Along with many colleagues, I attended our company’s mini-tradeshow: the Red Hat Summit in Nashville, TN.
The flights in GXRP were lovely, the Gaylord Opryland hotel was huge, my talk went all right, the food was great … but I want to comment a bit about the music. Particularly, the variety show at the famous “Grand Ole Opry”.
I haven’t been much of a fan of country music, but there are plenty of them out there, and I’m starting to see why. Where else can one hear crooning earnestly about subjects like:
- the changing relationship between father and daughter as she finds a boyfriend
- ivory-grip Colt ’45
- one’s favorite pickup truck
- a collection of virtues: honesty, simplicity, family love
- unabashed patriotism (“Stand up for the USA”)
- joy of baseball
All sorts of sappy stuff, if one comes in with the grey-tinted glasses of modern cynicism. It might even twitch pretension sensors like my own reservations about 1960s anti-war folk music, or its icons. And yet, the values being sung about tend to be so positive and gentle and human.
This article points out an interesting tendency amongst some social engineers.
The article discusses the likely aftermath of a motorcycle accident where the rider was found to be … gasp … un-helmeted. Some blame the US state in question for not legislating helmets. The article observes:
I wonder how many women who piously preach that the government can’t tell us what to do with our bodies typically vote for helmet laws that tell people, uh, what they can do with their bodies.
It reminds me of an analogous though more obvious pair: the concurrent promotion of free speech (such as to protest some out-of-favour politician) and the demonization of “hate speech” (any repugnant ideological expression). Or that peculiar spectacle of some environmentalists: do-as-I-say (use a horse & buggy) not-as-I-do (use chauffeured SUVs and jets to hop from speech to speech).
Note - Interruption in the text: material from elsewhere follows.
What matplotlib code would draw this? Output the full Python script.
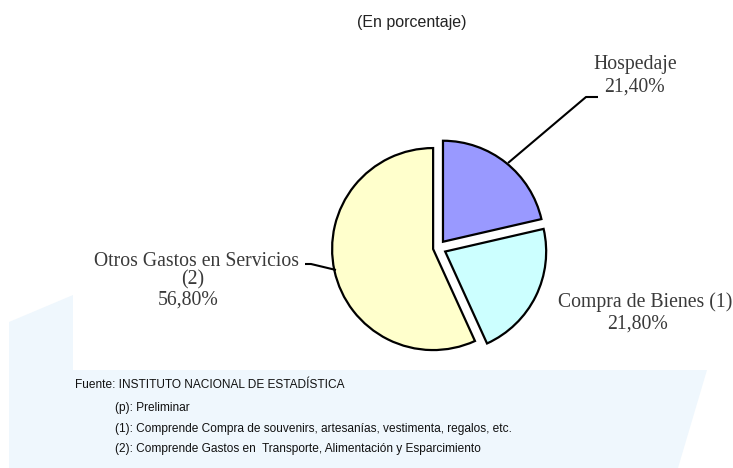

In the news last few days: a possible North Korean long range missile test.
In the news the day after, if the US military had a sense of humor: a live test of the missile defense system shooting down the North Korean test missile.
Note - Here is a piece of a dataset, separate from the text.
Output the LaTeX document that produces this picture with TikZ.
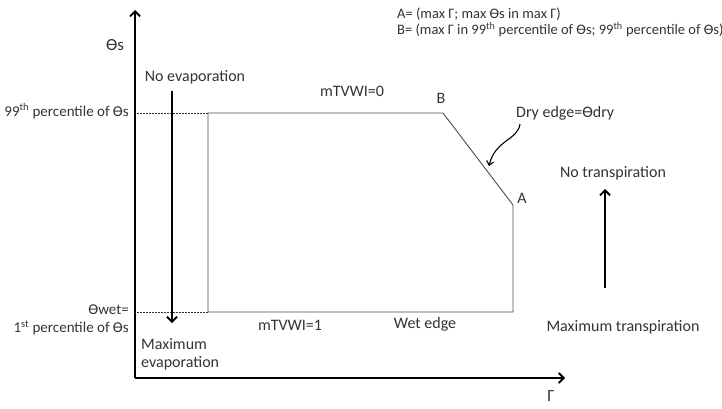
\documentclass[tikz,border=0pt]{standalone}
\usepackage{fontspec}
\setmainfont{Carlito}
\usetikzlibrary{arrows.meta}
\begin{document}
\begin{tikzpicture}[x=1pt,y=-1pt,
  lbl/.style={inner sep=0pt,font=\fontsize{16}{18}\selectfont,text=black!80},
  side/.style={inner sep=0pt,font=\fontsize{15}{17}\selectfont,text=black!80,anchor=east},
  small/.style={inner sep=0pt,font=\fontsize{14.5}{16}\selectfont,text=black!80,anchor=west},
  axis/.style={line width=1.8pt,-{Straight Barb[length=5pt,width=10pt,line width=1.8pt]}},
  bigarrow/.style={line width=1.8pt,-{Straight Barb[length=5pt,width=10pt,line width=1.8pt]}},
  edge/.style={line width=0.9pt,draw=black!70},
  guide/.style={line width=0.5pt,densely dotted,draw=black!80}]
\useasboundingbox (0,0) rectangle (722,409);
% axes
\coordinate (O) at (135,378);
\coordinate (Ytip) at (135,10);
\coordinate (Xtip) at (565,378);
\draw[axis] (O) -- (Ytip);
\draw[axis] (O) -- (Xtip);
\node[lbl,font=\fontsize{17}{19}\selectfont] (thetas) at (115,45) {ϴs};
\node[lbl,font=\fontsize{17}{19}\selectfont] (gamma) at (551,396) {Γ};
% polygon
\coordinate (P1) at (208,113);
\coordinate (B) at (443,113);
\coordinate (A) at (513,205);
\coordinate (P4) at (513,312);
\coordinate (P5) at (208,312);
\draw[edge] (P1) -- (B) -- (A) -- (P4) -- (P5) -- cycle;
% dotted guides
\coordinate (G1) at (135,113);
\coordinate (G2) at (135,312);
\draw[guide] (G1) -- (P1);
\draw[guide] (G2) -- (P5);
% left labels
\node[side] (p99) at (129,111) {99\textsuperscript{th} percentile of ϴs};
\node[side] (wet) at (129,310) {ϴwet=};
\node[side] (p1) at (129,328) {1\textsuperscript{st} percentile of ϴs};
% evaporation arrow
\coordinate (E1) at (172,91);
\coordinate (E2) at (172,323);
\draw[bigarrow] (E1) -- (E2);
\node[lbl] (noevap) at (195,77) {No evaporation};
\node[lbl,anchor=west] (maxevap1) at (141,344) {Maximum};
\node[lbl,anchor=west] (maxevap2) at (141,363) {evaporation};
% polygon labels
\node[lbl] (m0) at (352,91) {mTVWI=0};
\node[lbl] (m1) at (290,325) {mTVWI=1};
\node[lbl] (wedge) at (425,324) {Wet edge};
\node[lbl] (Blbl) at (441,98) {B};
\node[lbl] (Albl) at (522,198) {A};
\node[lbl,anchor=west] (dry) at (516,113) {Dry edge=ϴdry};
% curly arrow
\coordinate (C1) at (520,124);
\coordinate (C2) at (489,166);
\draw[line width=1.1pt,-{Straight Barb[length=4pt,width=7pt,line width=1.1pt]}]
  (C1) .. controls (518,140) and (495,140) .. (C2);
% transpiration
\coordinate (T1) at (605,288);
\coordinate (T2) at (605,189);
\draw[bigarrow] (T1) -- (T2);
\node[lbl] (notr) at (613,173) {No transpiration};
\node[lbl] (maxtr) at (623,327) {Maximum transpiration};
% top-right notes
\node[small] (noteA) at (397,14) {A= (max Γ; max ϴs in max Γ)};
\node[small] (noteB) at (397,30) {B= (max Γ in 99\textsuperscript{th} percentile of ϴs; 99\textsuperscript{th} percentile of ϴs)};
\end{tikzpicture}
\end{document}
This year’s visit to the canadian aviation expo was absent of gaffes but also of gawks.
We squished five-and-a-half people into GXRP on Sunday morning, and headed over to the Oshawa municipal airport for this annual event. While in previous years we drove over, this time we took the plane, just for the change.
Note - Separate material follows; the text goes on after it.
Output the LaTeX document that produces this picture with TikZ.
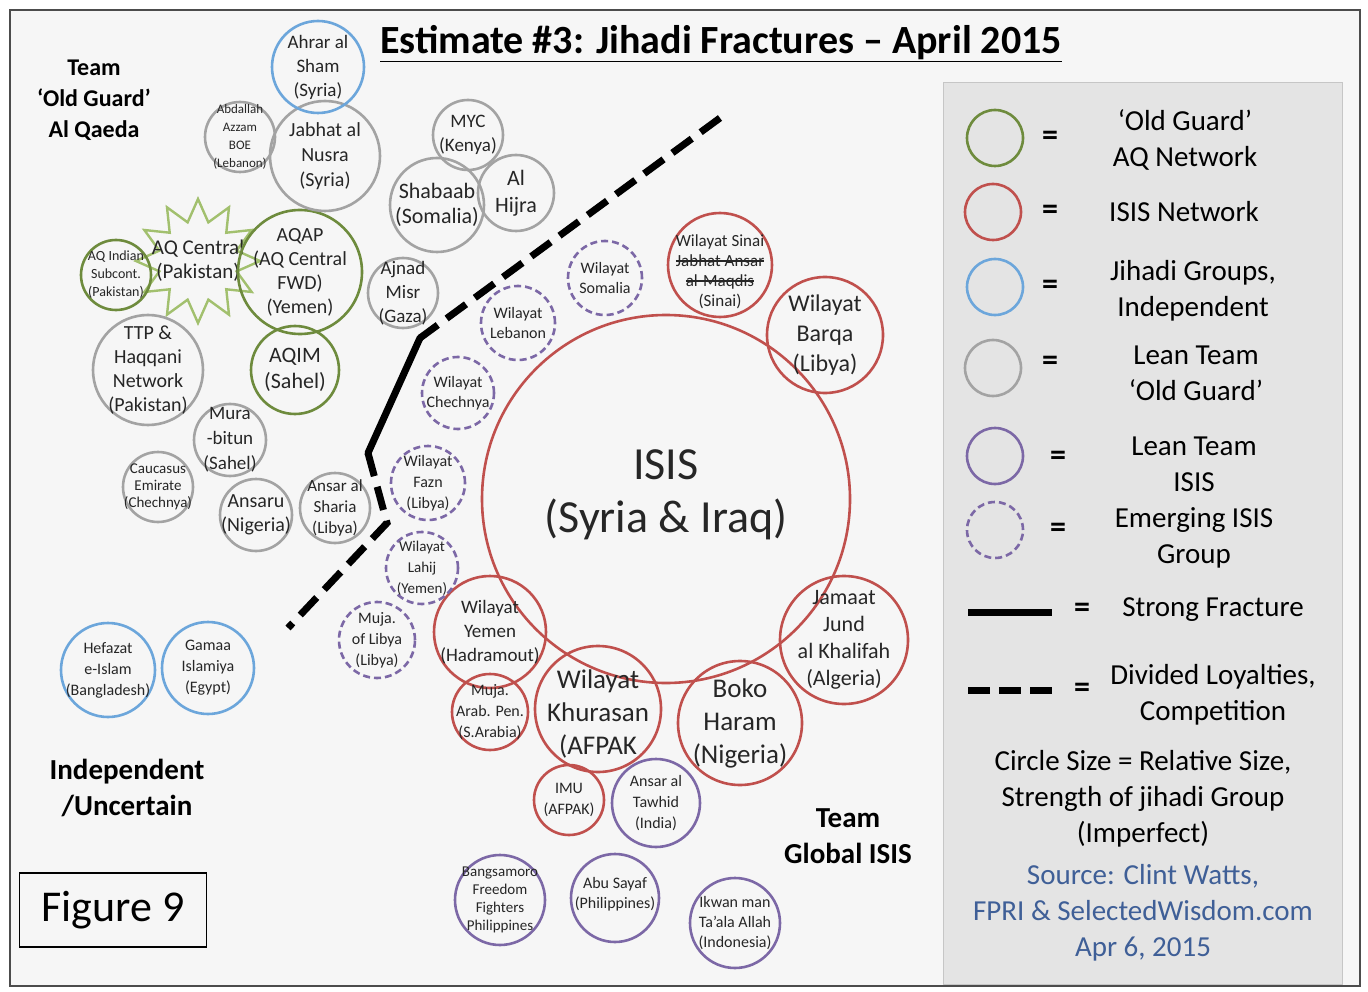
\documentclass[tikz,border=0pt]{standalone}
\usepackage{fontspec}
\setmainfont{Carlito}
\usepackage{tikz}
\usetikzlibrary{shapes.geometric}
\definecolor{aq-green}{HTML}{6E8B3D}
\definecolor{star-green}{HTML}{A2C06E}
\definecolor{isis-red}{HTML}{C0504D}
\definecolor{ind-blue}{HTML}{6CA6DB}
\definecolor{lean-gray}{HTML}{A3A3A3}
\definecolor{lean-purple}{HTML}{7C68A6}
\definecolor{src-blue}{HTML}{3F5F97}
\definecolor{page-bg}{HTML}{F6F6F6}
\definecolor{key-bg}{HTML}{E4E4E4}
\newcommand{\fsz}[2]{\fontsize{#1}{#2}\selectfont}
\newsavebox{\strkbox}
\newcommand{\strk}[1]{\sbox{\strkbox}{#1}\rlap{\rule[0.3em]{\wd\strkbox}{1.2pt}}\usebox{\strkbox}}

\begin{document}
\begin{tikzpicture}[x=1pt, y=-1pt,
  grp/.style={circle, inner sep=0pt, line width=2.6pt},
  aq/.style={grp, draw=aq-green},
  isis/.style={grp, draw=isis-red},
  indep/.style={grp, draw=ind-blue},
  leanaq/.style={grp, draw=lean-gray},
  leanis/.style={grp, draw=lean-purple},
  emerg/.style={grp, draw=lean-purple, dash pattern=on 7pt off 4pt},
  every label/.style={align=center, inner sep=0pt, text=black!85},
  team/.style={align=center, font=\bfseries\fsz{29}{36}},
  keytxt/.style={align=center, font=\fsz{29}{36}},
  eq/.style={font=\bfseries\fsz{32}{36}},
  strong/.style={line width=7pt, black},
  divided/.style={line width=7pt, black, dash pattern=on 24pt off 11pt}
]
  \useasboundingbox (0,0) rectangle (1368,992);
  \fill[white] (0,0) rectangle (1368,992);
  \draw[gray!60!black, line width=2pt, fill=page-bg] (10,10) rectangle (1360,986);

  % title
  \node[font=\bfseries\fsz{40}{48}] (title) at (721,44)
    {\underline{Estimate \#3: Jihadi Fractures -- April 2015}};

  % team headings
  \node[team, font=\bfseries\fsz{24}{31}] (team-aq) at (94,100) {Team\\`Old Guard'\\Al Qaeda};
  \node[team] (team-ind) at (127,788) {Independent\\/Uncertain};
  \node[team] (team-isis) at (848,836) {Team\\Global ISIS};
  \node[draw, line width=1.6pt, minimum width=187, minimum height=74, font=\fsz{44}{50}] (fig) at (113,910) {Figure 9};

  % 'Old Guard' AQ network
  \node[star, star points=12, star point ratio=1.55, minimum size=124, inner sep=0pt,
        draw=star-green, line width=2.4pt,
        label={[font=\fsz{21}{24}]center:{AQ Central\\(Pakistan)}}] (aqc) at (198,261) {};
  \node[aq, minimum size=124, label={[font=\fsz{20}{24}]center:{AQAP\\(AQ Central\\FWD)\\(Yemen)}}] (aqap) at (300,272) {};
  \node[aq, minimum size=70, label={[font=\fsz{14}{18}]center:{AQ Indian\\Subcont.\\(Pakistan)}}] (aqis) at (116,275) {};
  \node[aq, minimum size=88, label={[font=\fsz{22}{26}]center:{AQIM\\(Sahel)}}] (aqim) at (295,370) {};

  % lean 'Old Guard'
  \node[leanaq, minimum size=70, label={[font=\fsz{13}{18}]center:{Abdallah\\Azzam\\BOE\\(Lebanon)}}] (azzam) at (240,137) {};
  \node[leanaq, minimum size=110, label={[font=\fsz{20}{25}]center:{Jabhat al\\Nusra\\(Syria)}}] (nusra) at (325,156) {};
  \node[leanaq, minimum size=70, label={[font=\fsz{19}{24}]center:{MYC\\(Kenya)}}] (myc) at (468,135) {};
  \node[leanaq, minimum size=94, label={[font=\fsz{22}{25}]center:{Shabaab\\(Somalia)}}] (shabaab) at (437,205) {};
  \node[leanaq, minimum size=76, label={[font=\fsz{22}{27}]center:{Al\\Hijra}}] (hijra) at (516,193) {};
  \node[leanaq, minimum size=70, label={[font=\fsz{19}{24}]center:{Ajnad\\Misr\\(Gaza)}}] (ajnad) at (403,293) {};
  \node[leanaq, minimum size=110, label={[font=\fsz{20}{24}]center:{TTP \&\\Haqqani\\Network\\(Pakistan)}}] (ttp) at (148,370) {};
  \node[leanaq, minimum size=72, label={[font=\fsz{19}{25}]center:{Mura\\-bitun\\(Sahel)}}] (murab) at (230,440) {};
  \node[leanaq, minimum size=70, label={[font=\fsz{15}{17}]center:{Caucasus\\Emirate\\(Chechnya)}}] (caucasus) at (158,487) {};
  \node[leanaq, minimum size=72, label={[font=\fsz{20}{24}]center:{Ansaru\\(Nigeria)}}] (ansaru) at (256,515) {};
  \node[leanaq, minimum size=70, label={[font=\fsz{17}{21}]center:{Ansar al\\Sharia\\(Libya)}}] (sharia) at (335,508) {};

  % independent
  \node[indep, minimum size=92, label={[font=\fsz{19}{24}]center:{Ahrar al\\Sham\\(Syria)}}] (ahrar) at (318,67) {};
  \node[indep, minimum size=94, label={[font=\fsz{16}{21}]center:{Hefazat\\e-Islam\\(Bangladesh)}}] (hefazat) at (108,670) {};
  \node[indep, minimum size=92, label={[font=\fsz{16}{21}]center:{Gamaa\\Islamiya\\(Egypt)}}] (gamaa) at (208,668) {};

  % ISIS network
  \node[isis, minimum size=368, label={[font=\fsz{46}{53}, yshift=4pt]center:{ISIS\\(Syria \& Iraq)}}] (isis) at (666,499) {};
  \node[isis, minimum size=104, label={[font=\fsz{17}{20}, yshift=-7pt]center:{Wilayat Sinai\\\strk{Jabhat Ansar}\\\strk{al-Maqdis}\\(Sinai)}}] (sinai) at (720,265) {};
  \node[isis, minimum size=116, label={[font=\fsz{24}{30}]center:{Wilayat\\Barqa\\(Libya)}}] (barqa) at (825,335) {};
  \node[isis, minimum size=128, label={[font=\fsz{22}{27}]center:{Jamaat\\Jund\\al Khalifah\\(Algeria)}}] (jund) at (844,640) {};
  \node[isis, minimum size=112, label={[font=\fsz{19}{24}]center:{Wilayat\\Yemen\\(Hadramout)}}] (wyemen) at (490,632) {};
  \node[isis, minimum size=76, label={[font=\fsz{16}{21}]center:{Muja.\\Arab. Pen.\\(S.Arabia)}}] (mujaap) at (490,712) {};
  \node[isis, minimum size=126, label={[font=\fsz{27}{33}, yshift=-5pt]center:{Wilayat\\Khurasan\\(AFPAK}}] (khurasan) at (598,709) {};
  \node[isis, minimum size=124, label={[font=\fsz{27}{33}]center:{Boko\\Haram\\(Nigeria)}}] (boko) at (740,723) {};
  \node[isis, minimum size=70, label={[font=\fsz{16}{21}]center:{IMU\\(AFPAK)}}] (imu) at (569,800) {};

  % lean ISIS
  \node[leanis, minimum size=88, label={[font=\fsz{16}{21}]center:{Ansar al\\Tawhid\\(India)}}] (tawhid) at (656,803) {};
  \node[leanis, minimum size=90, label={[font=\fsz{15}{18}]center:{Bangsamoro\\Freedom\\Fighters\\Philippines}}] (bangsa) at (500,900) {};
  \node[leanis, minimum size=88, label={[font=\fsz{16}{20}, yshift=4pt]center:{Abu Sayaf\\(Philippines)}}] (sayaf) at (615,898) {};
  \node[leanis, minimum size=90, label={[font=\fsz{16}{20}]center:{Ikwan man\\Ta’ala Allah\\(Indonesia)}}] (ikwan) at (735,923) {};

  % emerging ISIS
  \node[emerg, minimum size=74, label={[font=\fsz{16}{20}]center:{Wilayat\\Somalia}}] (wsomalia) at (605,278) {};
  \node[emerg, minimum size=74, label={[font=\fsz{16}{20}]center:{Wilayat\\Lebanon}}] (wlebanon) at (518,323) {};
  \node[emerg, minimum size=72, label={[font=\fsz{16}{20}]center:{Wilayat\\Chechnya}}] (wchechnya) at (458,393) {};
  \node[emerg, minimum size=74, label={[font=\fsz{16}{21}]center:{Wilayat\\Fazn\\(Libya)}}] (wfazn) at (428,483) {};
  \node[emerg, minimum size=72, label={[font=\fsz{15}{21}]center:{Wilayat\\Lahij\\(Yemen)}}] (wlahij) at (422,568) {};
  \node[emerg, minimum size=76, label={[font=\fsz{16}{21}]center:{Muja.\\of Libya\\(Libya)}}] (mujalib) at (377,640) {};

  % fracture line
  \coordinate (f1) at (720,118);
  \coordinate (f2) at (420,338);
  \coordinate (f3) at (368,453);
  \coordinate (f4) at (387,523);
  \coordinate (f5) at (288,628);
  \draw[divided] (f1) -- (f2);
  \draw[strong, line cap=round] (f2) -- (f3);
  \draw[divided] (f3) -- (f4) -- (f5);

  % key
  \draw[gray!45, fill=key-bg] (943,82) rectangle (1342,984);
  \node[aq, minimum size=56] (key-aq) at (995,138) {};
  \node[eq] (key-aq-eq) at (1050,138) {=};
  \node[keytxt] (key-aq-t) at (1185,140) {`Old Guard'\\AQ Network};
  \node[isis, minimum size=56] (key-isis) at (993,212) {};
  \node[eq] (key-isis-eq) at (1050,212) {=};
  \node[keytxt] (key-isis-t) at (1184,212) {ISIS Network};
  \node[indep, minimum size=56] (key-ind) at (995,287) {};
  \node[eq] (key-ind-eq) at (1050,287) {=};
  \node[keytxt] (key-ind-t) at (1193,291) {Jihadi Groups,\\Independent};
  \node[leanaq, minimum size=56] (key-lean) at (993,368) {};
  \node[eq] (key-lean-eq) at (1050,363) {=};
  \node[keytxt] (key-lean-t) at (1196,373) {Lean Team\\`Old Guard'};
  \node[leanis, minimum size=56] (key-leanis) at (995,456) {};
  \node[eq] (key-leanis-eq) at (1058,458) {=};
  \node[keytxt] (key-leanis-t) at (1194,464) {Lean Team\\ISIS};
  \node[emerg, minimum size=56] (key-emerg) at (995,530) {};
  \node[eq] (key-emerg-eq) at (1058,530) {=};
  \node[keytxt] (key-emerg-t) at (1194,538) {Emerging ISIS\\Group};
  \coordinate (key-s1) at (968,612);
  \coordinate (key-s2) at (1052,612);
  \draw[strong] (key-s1) -- (key-s2);
  \node[eq] (key-s-eq) at (1082,610) {=};
  \node[keytxt] (key-s-t) at (1213,610) {Strong Fracture};
  \coordinate (key-d1) at (968,690);
  \coordinate (key-d2) at (1052,690);
  \draw[divided, dash pattern=on 22pt off 9pt] (key-d1) -- (key-d2);
  \node[eq] (key-d-eq) at (1082,690) {=};
  \node[keytxt] (key-d-t) at (1213,695) {Divided Loyalties,\\Competition};
  \node[keytxt] (key-size) at (1143,799) {Circle Size = Relative Size,\\Strength of jihadi Group\\(Imperfect)};
  \node[keytxt, text=src-blue] (key-src) at (1143,913) {Source: Clint Watts,\\FPRI \& SelectedWisdom.com\\Apr 6, 2015};
\end{tikzpicture}
\end{document}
Special air traffic procedures were in effect to guide the expected hundreds of visiting airplanes into a single slow arrival queue. GXRP has rarely flown as slowly (at “blue line” speed, at the point of safety discomfort) as during the last ten minutes of this flight. The expected hundreds turned out to be just a few dozen this day, so we did not have to negotiate Oshkosh-level aerial crowds.
Unfortunately, the trip rather than the destination was worthy of note. The expo event itself was disappointing:
- steep cash-only admission fees, not discounted for fly-in or COPA-membership visitors, like in previous years
- lack of well-signed ticketing/entry/exit points
- burly-acting air cadets on security guard duty
- no baby-needs facilities, despite a good number present
- entire exhibition small enough to cover it in two hours at a slow (infant walk limited) speed
- not enough airplane traffic to wow fans
- no special staple displays: old or large airplanes; perhaps they all left on Saturday
As much as it pains me to pan anything aviation related, this just was not worth the time. It was neither as cute & social as weekend fly-ins at many small airports, nor as meaty as the US events being grasped toward (Oshkosh and Sun&Fun).